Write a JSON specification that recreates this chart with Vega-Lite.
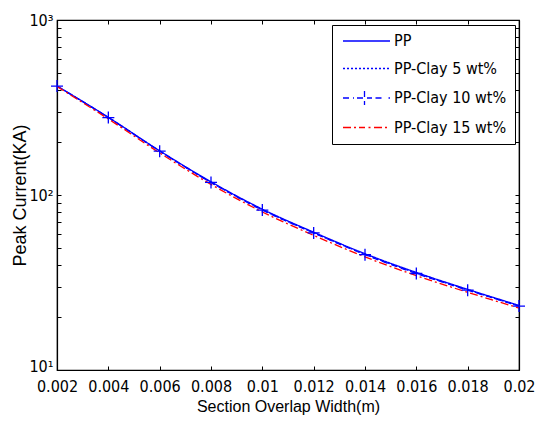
{
  "$schema": "https://vega.github.io/schema/vega-lite/v6.json",
  "autosize": "none",
  "width": 462,
  "height": 350,
  "padding": {"left": 57, "top": 20, "right": 28, "bottom": 57},
  "background": "white",
  "config": {
    "view": {"stroke": "black", "strokeWidth": 1.2},
    "font": "Liberation Sans",
    "axis": {"grid": false, "domainColor": "black", "tickColor": "black", "labelColor": "black", "titleColor": "black", "labelFont": "DejaVu Sans Condensed, Liberation Sans", "titleFont": "Liberation Sans", "labelFontSize": 16, "titleFontSize": 16, "titleFontWeight": "normal", "tickSize": -4, "domainWidth": 1.2}
  },
  "data": {"values": [
    {"x": 0.002, "y": 420, "series": "PP"},
    {"x": 0.004, "y": 278, "series": "PP"},
    {"x": 0.006, "y": 179, "series": "PP"},
    {"x": 0.008, "y": 119, "series": "PP"},
    {"x": 0.01, "y": 83, "series": "PP"},
    {"x": 0.012, "y": 61.3, "series": "PP"},
    {"x": 0.014, "y": 46.2, "series": "PP"},
    {"x": 0.016, "y": 36.1, "series": "PP"},
    {"x": 0.018, "y": 28.9, "series": "PP"},
    {"x": 0.02, "y": 23.4, "series": "PP"},
    {"x": 0.002, "y": 419, "series": "PP-Clay 5 wt%"},
    {"x": 0.004, "y": 277, "series": "PP-Clay 5 wt%"},
    {"x": 0.006, "y": 178, "series": "PP-Clay 5 wt%"},
    {"x": 0.008, "y": 118, "series": "PP-Clay 5 wt%"},
    {"x": 0.01, "y": 82.3, "series": "PP-Clay 5 wt%"},
    {"x": 0.012, "y": 60.8, "series": "PP-Clay 5 wt%"},
    {"x": 0.014, "y": 45.8, "series": "PP-Clay 5 wt%"},
    {"x": 0.016, "y": 35.8, "series": "PP-Clay 5 wt%"},
    {"x": 0.018, "y": 28.7, "series": "PP-Clay 5 wt%"},
    {"x": 0.02, "y": 23.2, "series": "PP-Clay 5 wt%"},
    {"x": 0.002, "y": 419, "series": "PP-Clay 10 wt%"},
    {"x": 0.004, "y": 277, "series": "PP-Clay 10 wt%"},
    {"x": 0.006, "y": 178, "series": "PP-Clay 10 wt%"},
    {"x": 0.008, "y": 118, "series": "PP-Clay 10 wt%"},
    {"x": 0.01, "y": 82, "series": "PP-Clay 10 wt%"},
    {"x": 0.012, "y": 60.7, "series": "PP-Clay 10 wt%"},
    {"x": 0.014, "y": 45.6, "series": "PP-Clay 10 wt%"},
    {"x": 0.016, "y": 35.6, "series": "PP-Clay 10 wt%"},
    {"x": 0.018, "y": 28.6, "series": "PP-Clay 10 wt%"},
    {"x": 0.02, "y": 23.2, "series": "PP-Clay 10 wt%"},
    {"x": 0.002, "y": 417, "series": "PP-Clay 15 wt%"},
    {"x": 0.004, "y": 272, "series": "PP-Clay 15 wt%"},
    {"x": 0.006, "y": 174, "series": "PP-Clay 15 wt%"},
    {"x": 0.008, "y": 115, "series": "PP-Clay 15 wt%"},
    {"x": 0.01, "y": 80, "series": "PP-Clay 15 wt%"},
    {"x": 0.012, "y": 58.8, "series": "PP-Clay 15 wt%"},
    {"x": 0.014, "y": 44.3, "series": "PP-Clay 15 wt%"},
    {"x": 0.016, "y": 34.6, "series": "PP-Clay 15 wt%"},
    {"x": 0.018, "y": 27.8, "series": "PP-Clay 15 wt%"},
    {"x": 0.02, "y": 22.6, "series": "PP-Clay 15 wt%"}
  ]},
  "layer": [
    {
      "mark": {"type": "line", "strokeWidth": 1.3, "interpolate": "monotone", "clip": true},
      "encoding": {
        "x": {"field": "x", "type": "quantitative", "scale": {"domain": [0.002, 0.02], "nice": false, "zero": false},
          "axis": {"title": "Section Overlap Width(m)", "values": [0.002, 0.004, 0.006, 0.008, 0.01, 0.012, 0.014, 0.016, 0.018, 0.02], "format": "~g", "labelPadding": 12, "titlePadding": 4, "labelFlush": false}},
        "y": {"field": "y", "type": "quantitative", "scale": {"type": "log", "domain": [10, 1000], "nice": false},
          "axis": {"title": "Peak Current(KA)", "titleFontSize": 18, "values": [10, 20, 30, 40, 50, 60, 70, 80, 90, 100, 200, 300, 400, 500, 600, 700, 800, 900, 1000], "labelExpr": "datum.value == 10 ? '10¹' : datum.value == 100 ? '10²' : datum.value == 1000 ? '10³' : ''", "labelPadding": 8, "titlePadding": -1, "labelFlush": false,
            "labelOffset": {"condition": {"test": "datum.value == 10", "value": -4}, "value": 0}}},
        "color": {"field": "series", "type": "nominal", "sort": ["PP", "PP-Clay 5 wt%", "PP-Clay 10 wt%", "PP-Clay 15 wt%"],
          "scale": {"domain": ["PP", "PP-Clay 5 wt%", "PP-Clay 10 wt%", "PP-Clay 15 wt%"], "range": ["#0000ff", "#0000ff", "#0000ff", "#ff0000"]},
          "legend": {"title": null, "orient": "none", "legendX": 275, "legendY": 5, "symbolType": "stroke", "symbolSize": 100, "symbolStrokeWidth": 1.3, "labelFontSize": 16, "labelFont": "DejaVu Sans Condensed, Liberation Sans", "labelColor": "black", "rowPadding": 11.5, "padding": 8, "strokeColor": "black", "fillColor": "white", "labelOffset": 38,
            "encode": {"symbols": {"update": {
              "shape": {"signal": "datum.value == 'PP' ? 'M-1,0H8.4' : datum.value == 'PP-Clay 5 wt%' ? 'M-1,0h0.4M-0.2,0h0.4M0.6,0h0.4M1.4,0h0.4M2.2,0h0.4M3,0h0.4M3.8,0h0.4M4.6,0h0.4M5.4,0h0.4M6.2,0h0.4M7,0h0.4M7.8,0h0.4' : datum.value == 'PP-Clay 10 wt%' ? 'M-1,0h2.2M1.8,0h3M3.3,-1.4v2.8M5.5,0h1.6M8.1,0h0.3' : 'M-1,0h4.4M4.1,0h0.4M5.2,0h3.2'"},
              "strokeDash": {"value": [1, 0]}}}}}},
        "strokeDash": {"field": "series", "type": "nominal", "sort": ["PP", "PP-Clay 5 wt%", "PP-Clay 10 wt%", "PP-Clay 15 wt%"],
          "scale": {"domain": ["PP", "PP-Clay 5 wt%", "PP-Clay 10 wt%", "PP-Clay 15 wt%"], "range": [[1, 0], [2, 2], [6, 4], [8, 3, 2, 3]]}}
      }
    },
    {
      "transform": [{"filter": "datum.series == 'PP-Clay 10 wt%'"}],
      "mark": {"type": "point", "shape": "M-1,0H1M0,-1V1", "size": 144, "filled": false, "strokeWidth": 1.3, "color": "#0000ff", "opacity": 1, "clip": false},
      "encoding": {
        "x": {"field": "x", "type": "quantitative", "axis": {"orient": "top", "title": null, "labels": false, "values": [0.002, 0.004, 0.006, 0.008, 0.01, 0.012, 0.014, 0.016, 0.018, 0.02]}},
        "y": {"field": "y", "type": "quantitative", "axis": {"orient": "right", "title": null, "labels": false, "values": [10, 20, 30, 40, 50, 60, 70, 80, 90, 100, 200, 300, 400, 500, 600, 700, 800, 900, 1000]}}
      }
    }
  ],
  "resolve": {"axis": {"x": "independent", "y": "independent"}}
}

----------------------------------------

Request
Go through the listing above and write it all out exactly, leaving out any picture.

The answer
Write a JSON specification that recreates this chart with Vega-Lite.
{
  "$schema": "https://vega.github.io/schema/vega-lite/v6.json",
  "autosize": "none",
  "width": 462,
  "height": 350,
  "padding": {"left": 57, "top": 20, "right": 28, "bottom": 57},
  "background": "white",
  "config": {
    "view": {"stroke": "black", "strokeWidth": 1.2},
    "font": "Liberation Sans",
    "axis": {"grid": false, "domainColor": "black", "tickColor": "black", "labelColor": "black", "titleColor": "black", "labelFont": "DejaVu Sans Condensed, Liberation Sans", "titleFont": "Liberation Sans", "labelFontSize": 16, "titleFontSize": 16, "titleFontWeight": "normal", "tickSize": -4, "domainWidth": 1.2}
  },
  "data": {"values": [
    {"x": 0.002, "y": 420, "series": "PP"},
    {"x": 0.004, "y": 278, "series": "PP"},
    {"x": 0.006, "y": 179, "series": "PP"},
    {"x": 0.008, "y": 119, "series": "PP"},
    {"x": 0.01, "y": 83, "series": "PP"},
    {"x": 0.012, "y": 61.3, "series": "PP"},
    {"x": 0.014, "y": 46.2, "series": "PP"},
    {"x": 0.016, "y": 36.1, "series": "PP"},
    {"x": 0.018, "y": 28.9, "series": "PP"},
    {"x": 0.02, "y": 23.4, "series": "PP"},
    {"x": 0.002, "y": 419, "series": "PP-Clay 5 wt%"},
    {"x": 0.004, "y": 277, "series": "PP-Clay 5 wt%"},
    {"x": 0.006, "y": 178, "series": "PP-Clay 5 wt%"},
    {"x": 0.008, "y": 118, "series": "PP-Clay 5 wt%"},
    {"x": 0.01, "y": 82.3, "series": "PP-Clay 5 wt%"},
    {"x": 0.012, "y": 60.8, "series": "PP-Clay 5 wt%"},
    {"x": 0.014, "y": 45.8, "series": "PP-Clay 5 wt%"},
    {"x": 0.016, "y": 35.8, "series": "PP-Clay 5 wt%"},
    {"x": 0.018, "y": 28.7, "series": "PP-Clay 5 wt%"},
    {"x": 0.02, "y": 23.2, "series": "PP-Clay 5 wt%"},
    {"x": 0.002, "y": 419, "series": "PP-Clay 10 wt%"},
    {"x": 0.004, "y": 277, "series": "PP-Clay 10 wt%"},
    {"x": 0.006, "y": 178, "series": "PP-Clay 10 wt%"},
    {"x": 0.008, "y": 118, "series": "PP-Clay 10 wt%"},
    {"x": 0.01, "y": 82, "series": "PP-Clay 10 wt%"},
    {"x": 0.012, "y": 60.7, "series": "PP-Clay 10 wt%"},
    {"x": 0.014, "y": 45.6, "series": "PP-Clay 10 wt%"},
    {"x": 0.016, "y": 35.6, "series": "PP-Clay 10 wt%"},
    {"x": 0.018, "y": 28.6, "series": "PP-Clay 10 wt%"},
    {"x": 0.02, "y": 23.2, "series": "PP-Clay 10 wt%"},
    {"x": 0.002, "y": 417, "series": "PP-Clay 15 wt%"},
    {"x": 0.004, "y": 272, "series": "PP-Clay 15 wt%"},
    {"x": 0.006, "y": 174, "series": "PP-Clay 15 wt%"},
    {"x": 0.008, "y": 115, "series": "PP-Clay 15 wt%"},
    {"x": 0.01, "y": 80, "series": "PP-Clay 15 wt%"},
    {"x": 0.012, "y": 58.8, "series": "PP-Clay 15 wt%"},
    {"x": 0.014, "y": 44.3, "series": "PP-Clay 15 wt%"},
    {"x": 0.016, "y": 34.6, "series": "PP-Clay 15 wt%"},
    {"x": 0.018, "y": 27.8, "series": "PP-Clay 15 wt%"},
    {"x": 0.02, "y": 22.6, "series": "PP-Clay 15 wt%"}
  ]},
  "layer": [
    {
      "mark": {"type": "line", "strokeWidth": 1.3, "interpolate": "monotone", "clip": true},
      "encoding": {
        "x": {"field": "x", "type": "quantitative", "scale": {"domain": [0.002, 0.02], "nice": false, "zero": false},
          "axis": {"title": "Section Overlap Width(m)", "values": [0.002, 0.004, 0.006, 0.008, 0.01, 0.012, 0.014, 0.016, 0.018, 0.02], "format": "~g", "labelPadding": 12, "titlePadding": 4, "labelFlush": false}},
        "y": {"field": "y", "type": "quantitative", "scale": {"type": "log", "domain": [10, 1000], "nice": false},
          "axis": {"title": "Peak Current(KA)", "titleFontSize": 18, "values": [10, 20, 30, 40, 50, 60, 70, 80, 90, 100, 200, 300, 400, 500, 600, 700, 800, 900, 1000], "labelExpr": "datum.value == 10 ? '10¹' : datum.value == 100 ? '10²' : datum.value == 1000 ? '10³' : ''", "labelPadding": 8, "titlePadding": -1, "labelFlush": false,
            "labelOffset": {"condition": {"test": "datum.value == 10", "value": -4}, "value": 0}}},
        "color": {"field": "series", "type": "nominal", "sort": ["PP", "PP-Clay 5 wt%", "PP-Clay 10 wt%", "PP-Clay 15 wt%"],
          "scale": {"domain": ["PP", "PP-Clay 5 wt%", "PP-Clay 10 wt%", "PP-Clay 15 wt%"], "range": ["#0000ff", "#0000ff", "#0000ff", "#ff0000"]},
          "legend": {"title": null, "orient": "none", "legendX": 275, "legendY": 5, "symbolType": "stroke", "symbolSize": 100, "symbolStrokeWidth": 1.3, "labelFontSize": 16, "labelFont": "DejaVu Sans Condensed, Liberation Sans", "labelColor": "black", "rowPadding": 11.5, "padding": 8, "strokeColor": "black", "fillColor": "white", "labelOffset": 38,
            "encode": {"symbols": {"update": {
              "shape": {"signal": "datum.value == 'PP' ? 'M-1,0H8.4' : datum.value == 'PP-Clay 5 wt%' ? 'M-1,0h0.4M-0.2,0h0.4M0.6,0h0.4M1.4,0h0.4M2.2,0h0.4M3,0h0.4M3.8,0h0.4M4.6,0h0.4M5.4,0h0.4M6.2,0h0.4M7,0h0.4M7.8,0h0.4' : datum.value == 'PP-Clay 10 wt%' ? 'M-1,0h2.2M1.8,0h3M3.3,-1.4v2.8M5.5,0h1.6M8.1,0h0.3' : 'M-1,0h4.4M4.1,0h0.4M5.2,0h3.2'"},
              "strokeDash": {"value": [1, 0]}}}}}},
        "strokeDash": {"field": "series", "type": "nominal", "sort": ["PP", "PP-Clay 5 wt%", "PP-Clay 10 wt%", "PP-Clay 15 wt%"],
          "scale": {"domain": ["PP", "PP-Clay 5 wt%", "PP-Clay 10 wt%", "PP-Clay 15 wt%"], "range": [[1, 0], [2, 2], [6, 4], [8, 3, 2, 3]]}}
      }
    },
    {
      "transform": [{"filter": "datum.series == 'PP-Clay 10 wt%'"}],
      "mark": {"type": "point", "shape": "M-1,0H1M0,-1V1", "size": 144, "filled": false, "strokeWidth": 1.3, "color": "#0000ff", "opacity": 1, "clip": false},
      "encoding": {
        "x": {"field": "x", "type": "quantitative", "axis": {"orient": "top", "title": null, "labels": false, "values": [0.002, 0.004, 0.006, 0.008, 0.01, 0.012, 0.014, 0.016, 0.018, 0.02]}},
        "y": {"field": "y", "type": "quantitative", "axis": {"orient": "right", "title": null, "labels": false, "values": [10, 20, 30, 40, 50, 60, 70, 80, 90, 100, 200, 300, 400, 500, 600, 700, 800, 900, 1000]}}
      }
    }
  ],
  "resolve": {"axis": {"x": "independent", "y": "independent"}}
}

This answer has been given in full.